Oak Savanna Restoration Ties UW Arboretum to Madison Neighborhood

The sun shines through the golden-hued foliage of oak trees at the Arboretum. (Photo by Jeff Miller/UW-Madison)

The sun shines through the golden-hued foliage of oak trees at the Arboretum. (Photo by Jeff Miller/UW-Madison)

“If you want to get a neighbor’s attention, start cutting down some of their favorite trees.

That was a lesson the University of Wisconsin–Madison Arboretum quickly learned 25 years ago as it began an ambitious oak savanna restoration project along its northwestern border. As Arboretum staff worked to free ancient oaks from overgrown trees, the nearby Dudgeon Monroe neighborhood voiced concerns over the changes to the natural area they had come to consider their own.
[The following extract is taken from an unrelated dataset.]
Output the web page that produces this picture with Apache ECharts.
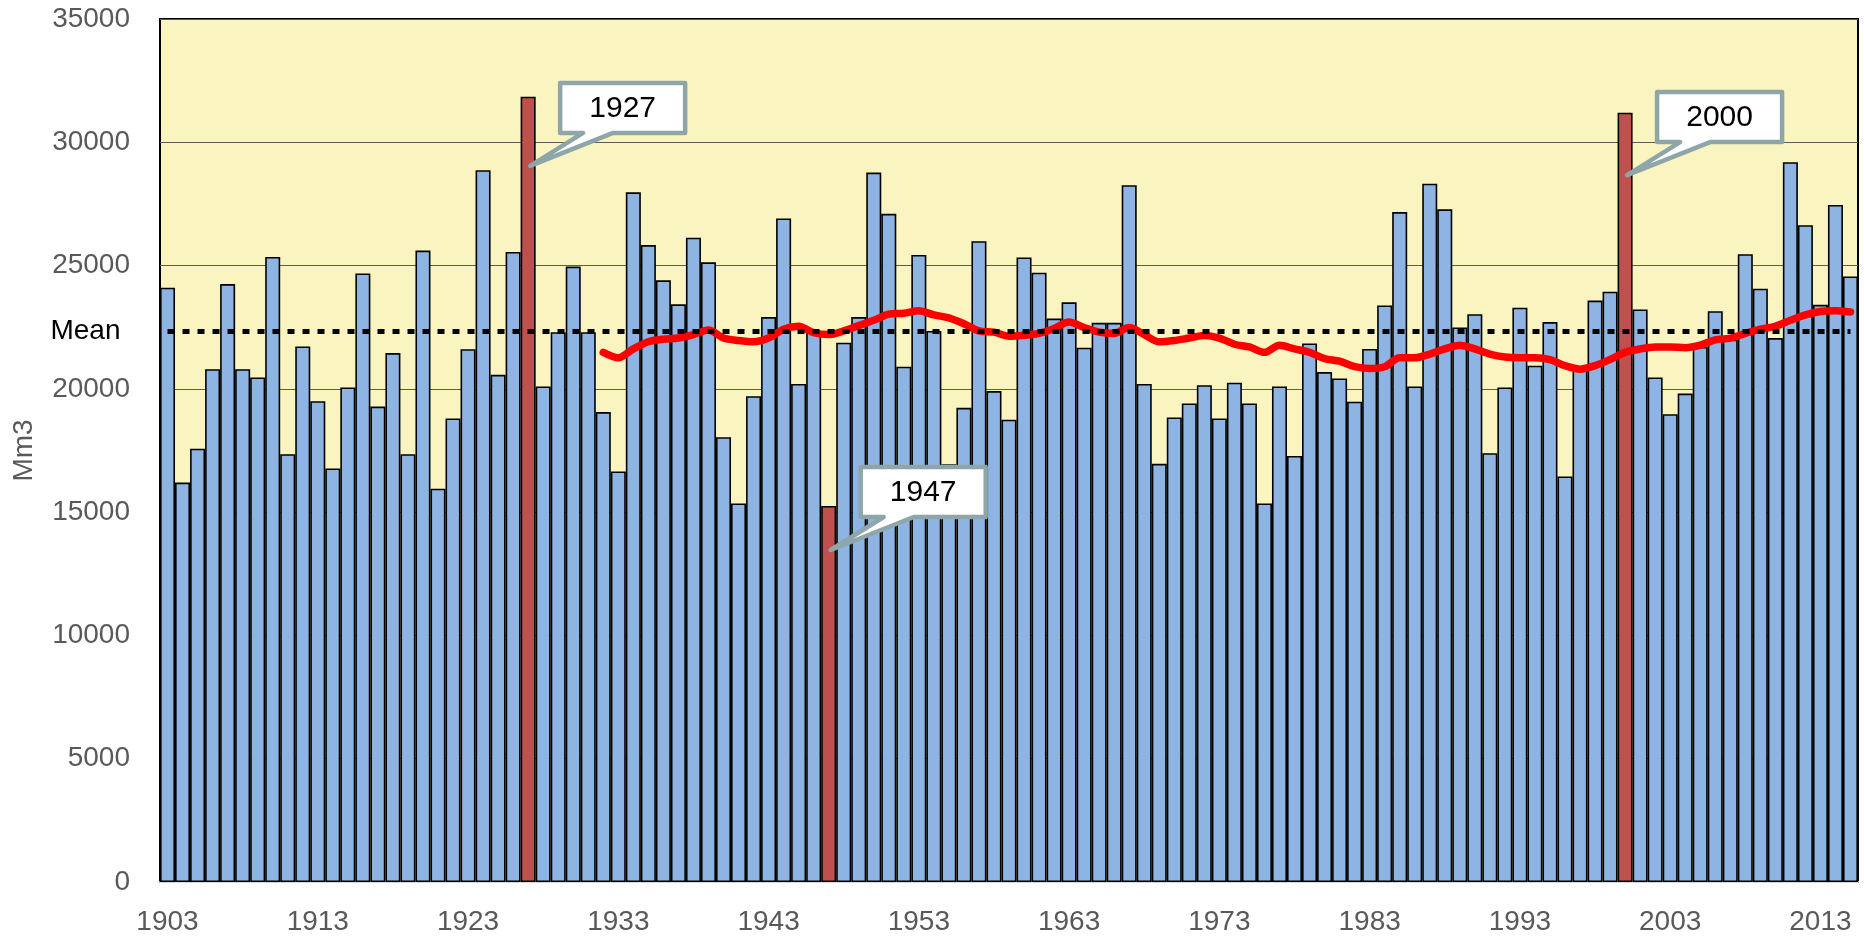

Early tensions quickly eased as the Arboretum recruited volunteers and leaders from the neighborhood to partner in restoring this endangered ecosystem.

The Wingra Oak Savanna still thrives today, supported by neighborhood volunteers and an expanding list of community partners that help maintain and expand the restoration. A tour on Aug. 20, meeting at the parking lot at Arbor Drive and Monroe Street. at 1 p.m., will explore the site and the plants and animals that live there.”